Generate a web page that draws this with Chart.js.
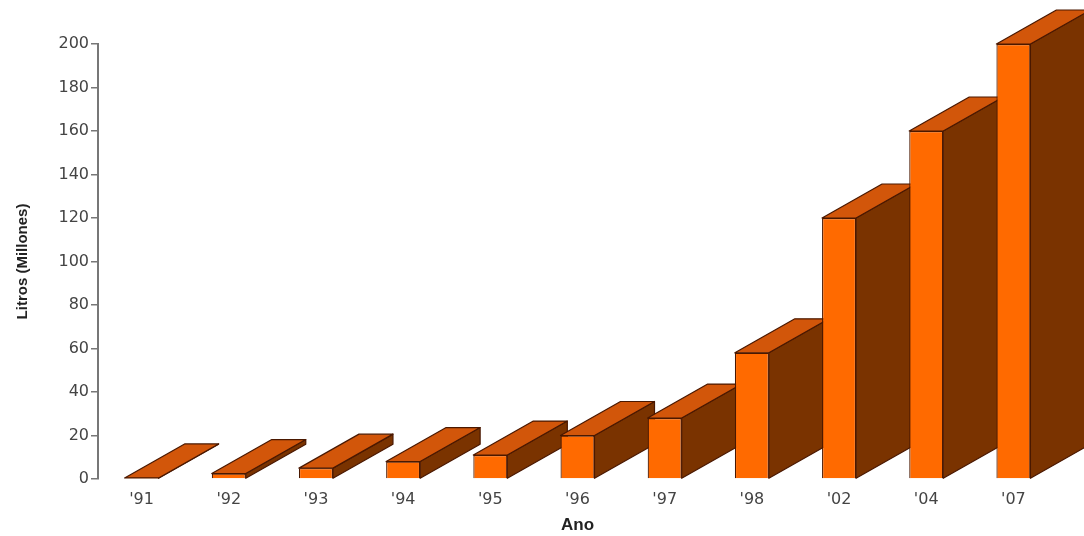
<!DOCTYPE html>
<html>
<head>
<meta charset="utf-8">
<script src="https://cdn.jsdelivr.net/npm/chart.js@4/dist/chart.umd.min.js"></script>
<style>
html,body{margin:0;padding:0;background:#fff;}
#wrap{width:1084px;height:536px;}
</style>
</head>
<body>
<div id="wrap"><canvas id="c" width="1084" height="536"></canvas></div>
<script>
const categories = ["'91", "'92", "'93", "'94", "'95", "'96", "'97", "'98", "'02", "'04", "'07"];
const litros = [0.5, 2.5, 5, 8, 11, 20, 28, 58, 120, 160, 200];
const yTicks = [0, 20, 40, 60, 80, 100, 120, 140, 160, 180, 200];

const FRONT = '#FF6A00';
const TOP = '#D2560A';
const SIDE = '#7A3300';
const EDGE = '#4A1800';
const DX = 60, DY = -34;

const bar3d = {
  id: 'bar3d',
  beforeDatasetsDraw(chart) {
    const ctx = chart.ctx;
    const meta = chart.getDatasetMeta(0);
    ctx.save();
    ctx.lineWidth = 1.2;
    ctx.strokeStyle = EDGE;
    ctx.lineJoin = 'round';
    meta.data.forEach(el => {
      const p = el.getProps(['x', 'y', 'base', 'width'], true);
      const l = p.x - p.width / 2, r = p.x + p.width / 2;
      ctx.beginPath();
      ctx.moveTo(r, p.y); ctx.lineTo(r + DX, p.y + DY);
      ctx.lineTo(r + DX, p.base + DY); ctx.lineTo(r, p.base);
      ctx.closePath();
      ctx.fillStyle = SIDE; ctx.fill(); ctx.stroke();
      ctx.beginPath();
      ctx.moveTo(l, p.y); ctx.lineTo(r, p.y);
      ctx.lineTo(r + DX, p.y + DY); ctx.lineTo(l + DX, p.y + DY);
      ctx.closePath();
      ctx.fillStyle = TOP; ctx.fill(); ctx.stroke();
    });
    ctx.restore();
  }
};

new Chart(document.getElementById('c'), {
  type: 'bar',
  data: {
    labels: categories,
    datasets: [{
      data: litros,
      backgroundColor: FRONT,
      borderColor: EDGE,
      borderWidth: 1.2,
      barPercentage: 0.39,
      categoryPercentage: 1.0,
      clip: false
    }]
  },
  options: {
    responsive: false,
    animation: false,
    events: [],
    layout: { padding: { top: 44, right: 27, left: 10, bottom: 0 } },
    plugins: { legend: { display: false }, tooltip: { enabled: false } },
    scales: {
      x: {
        grid: { display: false },
        border: { display: false },
        ticks: { color: '#444', font: { family: 'DejaVu Sans', size: 16 }, padding: 3, maxRotation: 0 },
        title: { display: true, text: 'Ano', color: '#222', font: { family: 'Liberation Sans', size: 17, weight: 'bold' }, padding: { top: 0, bottom: 0 } },
        afterFit(s) { s.height = 57; }
      },
      y: {
        min: 0, max: 200,
        afterBuildTicks(s) { s.ticks = yTicks.map(v => ({ value: v })); },
        grid: { display: true, drawOnChartArea: false, drawTicks: true, tickLength: 7, color: '#777', lineWidth: 1.5 },
        border: { display: true, color: '#777', width: 2 },
        ticks: { color: '#444', font: { family: 'DejaVu Sans', size: 16 }, padding: 2 },
        title: { display: true, text: 'Litros (Millones)', color: '#222', font: { family: 'Liberation Sans', size: 15, weight: 'bold' }, padding: { bottom: 4 } },
        afterFit(s) { s.width = 88; }
      }
    }
  },
  plugins: [bar3d]
});
</script>
</body>
</html>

━━━━━━━━━━

* STATED PROBLEM
Go through the material above and print all of it exactly, except the pictures.

* EXERCISE ANSWER
Generate a web page that draws this with Chart.js.
<!DOCTYPE html>
<html>
<head>
<meta charset="utf-8">
<script src="https://cdn.jsdelivr.net/npm/chart.js@4/dist/chart.umd.min.js"></script>
<style>
html,body{margin:0;padding:0;background:#fff;}
#wrap{width:1084px;height:536px;}
</style>
</head>
<body>
<div id="wrap"><canvas id="c" width="1084" height="536"></canvas></div>
<script>
const categories = ["'91", "'92", "'93", "'94", "'95", "'96", "'97", "'98", "'02", "'04", "'07"];
const litros = [0.5, 2.5, 5, 8, 11, 20, 28, 58, 120, 160, 200];
const yTicks = [0, 20, 40, 60, 80, 100, 120, 140, 160, 180, 200];

const FRONT = '#FF6A00';
const TOP = '#D2560A';
const SIDE = '#7A3300';
const EDGE = '#4A1800';
const DX = 60, DY = -34;

const bar3d = {
  id: 'bar3d',
  beforeDatasetsDraw(chart) {
    const ctx = chart.ctx;
    const meta = chart.getDatasetMeta(0);
    ctx.save();
    ctx.lineWidth = 1.2;
    ctx.strokeStyle = EDGE;
    ctx.lineJoin = 'round';
    meta.data.forEach(el => {
      const p = el.getProps(['x', 'y', 'base', 'width'], true);
      const l = p.x - p.width / 2, r = p.x + p.width / 2;
      ctx.beginPath();
      ctx.moveTo(r, p.y); ctx.lineTo(r + DX, p.y + DY);
      ctx.lineTo(r + DX, p.base + DY); ctx.lineTo(r, p.base);
      ctx.closePath();
      ctx.fillStyle = SIDE; ctx.fill(); ctx.stroke();
      ctx.beginPath();
      ctx.moveTo(l, p.y); ctx.lineTo(r, p.y);
      ctx.lineTo(r + DX, p.y + DY); ctx.lineTo(l + DX, p.y + DY);
      ctx.closePath();
      ctx.fillStyle = TOP; ctx.fill(); ctx.stroke();
    });
    ctx.restore();
  }
};

new Chart(document.getElementById('c'), {
  type: 'bar',
  data: {
    labels: categories,
    datasets: [{
      data: litros,
      backgroundColor: FRONT,
      borderColor: EDGE,
      borderWidth: 1.2,
      barPercentage: 0.39,
      categoryPercentage: 1.0,
      clip: false
    }]
  },
  options: {
    responsive: false,
    animation: false,
    events: [],
    layout: { padding: { top: 44, right: 27, left: 10, bottom: 0 } },
    plugins: { legend: { display: false }, tooltip: { enabled: false } },
    scales: {
      x: {
        grid: { display: false },
        border: { display: false },
        ticks: { color: '#444', font: { family: 'DejaVu Sans', size: 16 }, padding: 3, maxRotation: 0 },
        title: { display: true, text: 'Ano', color: '#222', font: { family: 'Liberation Sans', size: 17, weight: 'bold' }, padding: { top: 0, bottom: 0 } },
        afterFit(s) { s.height = 57; }
      },
      y: {
        min: 0, max: 200,
        afterBuildTicks(s) { s.ticks = yTicks.map(v => ({ value: v })); },
        grid: { display: true, drawOnChartArea: false, drawTicks: true, tickLength: 7, color: '#777', lineWidth: 1.5 },
        border: { display: true, color: '#777', width: 2 },
        ticks: { color: '#444', font: { family: 'DejaVu Sans', size: 16 }, padding: 2 },
        title: { display: true, text: 'Litros (Millones)', color: '#222', font: { family: 'Liberation Sans', size: 15, weight: 'bold' }, padding: { bottom: 4 } },
        afterFit(s) { s.width = 88; }
      }
    }
  },
  plugins: [bar3d]
});
</script>
</body>
</html>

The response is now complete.